Suhail al-Hindi, a Hamas political bureau member, rounded out the movement's consensus by telling Quds Press Oct. 8, “Hamas supports comprehensive legislative, presidential and PNC [Palestinian National Council] elections. Palestinian factions, namely Hamas, will not accept legislative elections without presidential ones.”
A Palestinian government source in Ramallah told Al-Monitor, "The PA is trying to recruit support from Arab countries for legislative elections, not presidential ones. This is why the subject was raised before Aboul Gheit. In addition, President Abbas listened to the advice of officials in Norway, which he visited Sept. 18-20, who told him to talk about the elections during his UN speech.”
Mukhaimer Abu Saada, a political science professor at Al-Azhar University in Gaza, told Al-Monitor, “Abbas can persuade several Arab countries to support his idea of holding legislative elections. He can pass an official Arab decision to hold them, given his strong ties with Saudi Arabia, Egypt, Jordan and Syria. He can get 11 countries [out of 22 Arab League countries] to rally in his favor and succeed in putting Hamas in the corner, as it doesn't find many supporters in the Arab League, and thus is in an unenviable position.”
The official Arab position is difficult to read, as there is sharp polarization in Arab politics. It's true the PA has a regional network that Hamas lacks. Arab decision-makers in Saudi Arabia, Egypt, the United Arab Emirates and Jordan could agree to pressure Hamas and exclude it from the Palestinian political scene. However, they might not respond to Abbas' demands, fearing that Palestinians would accuse them of interfering in internal affairs and taking sides.
And the PA’s stances do diverge when it comes to possible Arab interference. Wassel Abu Yusuf, member of the PLO Executive Committee, told Al-Monitor, “The elections are a national milestone and do not require any Arab pressure to be implemented. We hope all factions will participate without the need for external pressure.”
However, Abdullah Abdullah, member of the Fatah Revolutionary Council, told Al-Monitor, “The PA is not resorting to Arab countries to try to push Hamas around. We might resort to them simply because we want all obstacles impeding the elections gone. The PA welcomes an Arab role in supervising the elections, especially since it would not be the first time Arab countries have had a say in this, as Hamas took part in the 2006 elections after Qatar persuaded it.”
Abbas' effort to mobilize the Arab League to pressure Hamas would face a number of fundamental problems. First, the Arab League today has no serious political influence in the region's developments. Second, it is divided among itself into opposing currents. Third, the Arab countries themselves are too preoccupied with their own internal issues to help out the Palestinians.

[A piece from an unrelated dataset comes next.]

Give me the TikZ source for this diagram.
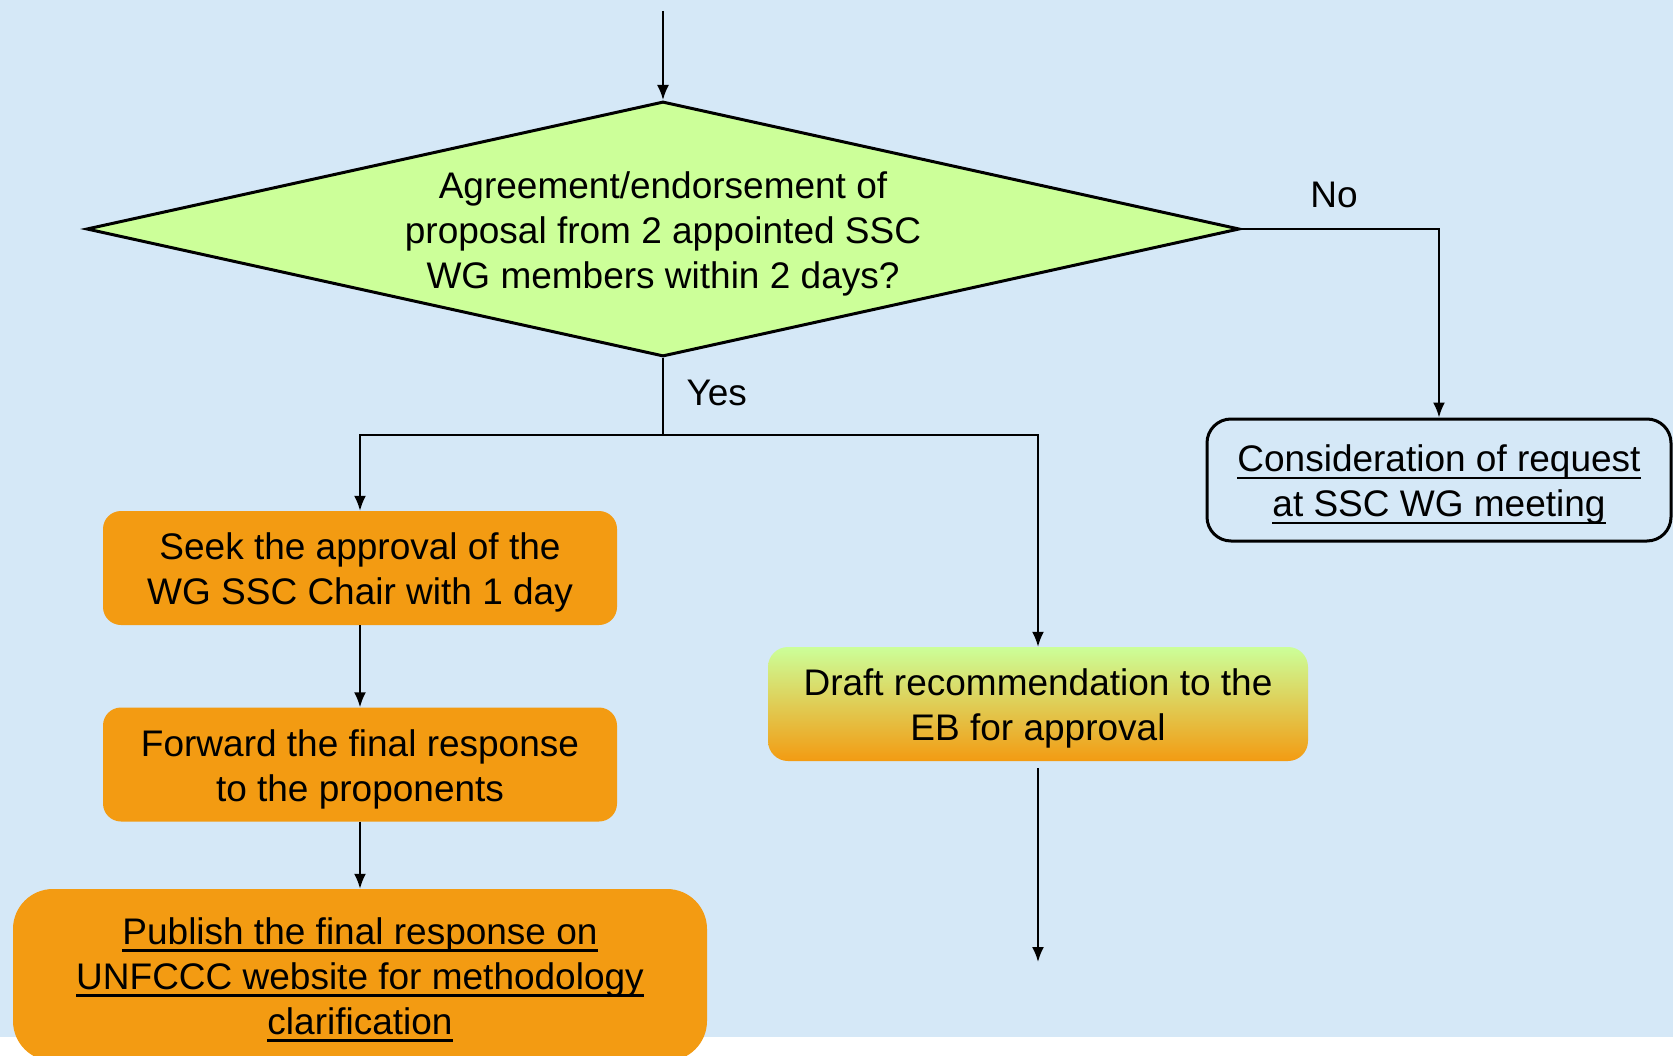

Gaza legal expert Nafez al-Madhoun with the Higher Judicial Institute in the Ministry of Justice told Al-Monitor, “The Arab League doesn't have the power to interfere in Palestinian internal elections. Any action of this kind is a violation of Palestinian privacy and may be a prelude to passing the 'deal of the century' and isolate Gaza, which might not participate in these elections.” Madhoun was referring to the supposed peace deal the United States proposes between Israel and Palestine.
Hamas is aware that Abbas may resort to pressure from the Arab League. It knows that an Arab intervention will not be in its favor, which could prompt the movement to make contacts with the limited Arab countries with which it is still on good terms, such as Qatar, Lebanon, Kuwait and Algeria, to hold back any decision or official Arab action that tightens the noose around it.